Actually you've been thinking about this for a lot longer than just a few months. At least since a few years ago when you persuaded me (that election, at least) not to avoid voting just because the choices were not just abysmal, but evil.
OK, to condense your post to an aphorism of one of your heroes, namely Pogo. Your argument reduces to "We have met the enemy, and he is us."
Looking forward to the Revolution. Well, no. This year's primary process mocks the Tea Party, holding its principles up to open ridicule. Actually I'm looking forward to (and praying for) Revival.
Yet, in the meantime, LGO (life goes on). Can't abandon responsibility. Sort of a condensation here (to the quintessence this time) of the debate about Christian involvement in politics.
Everyone who votes Republican (whether that party exists or not) seems to share a longing for a "true conservative" to lead them out of the wilderness. But every candidate seems to fall short. Worse, there is no consensus on what it even means to be a "true conservative." Usually it seems to mean someone who agrees with ME on everything.

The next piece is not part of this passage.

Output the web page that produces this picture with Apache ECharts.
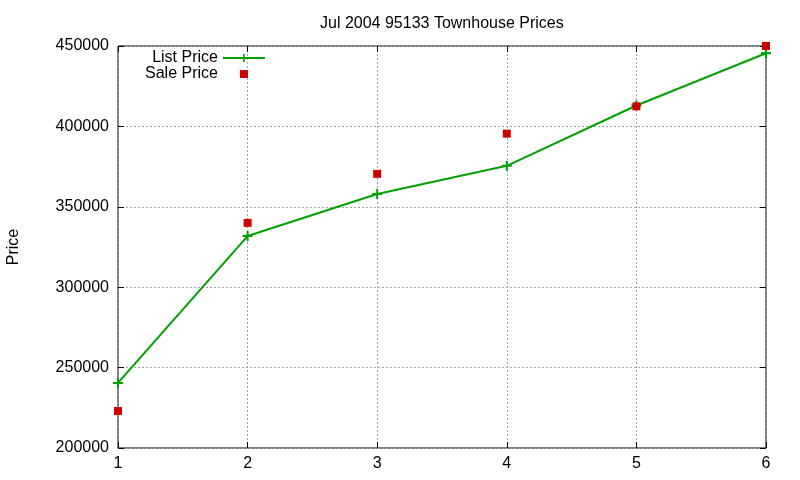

Rick Perry would show some compassion for non-citizens who lived in America illegally for most of their lives? Away with him! Not "conservative" enough!
Ironically, not even the sainted Ronald Reagan measures up as a "true conservative" any more. Look at his record!
So - no "big tent" for the Republican Party (such as it is)? Team Obama will be pleased. I guarantee it.
I appreciate Graychin's comments when I come across them. He writes with acumen, and he did so above. That comment reduces to,"Compromise or die".
I can follow the reasoning. I wonder, tho, if the converse is not equally reasonable: "Time for the other guy to compromise". In fact, seems that when principled people run, they tend to win more often than they get defeated.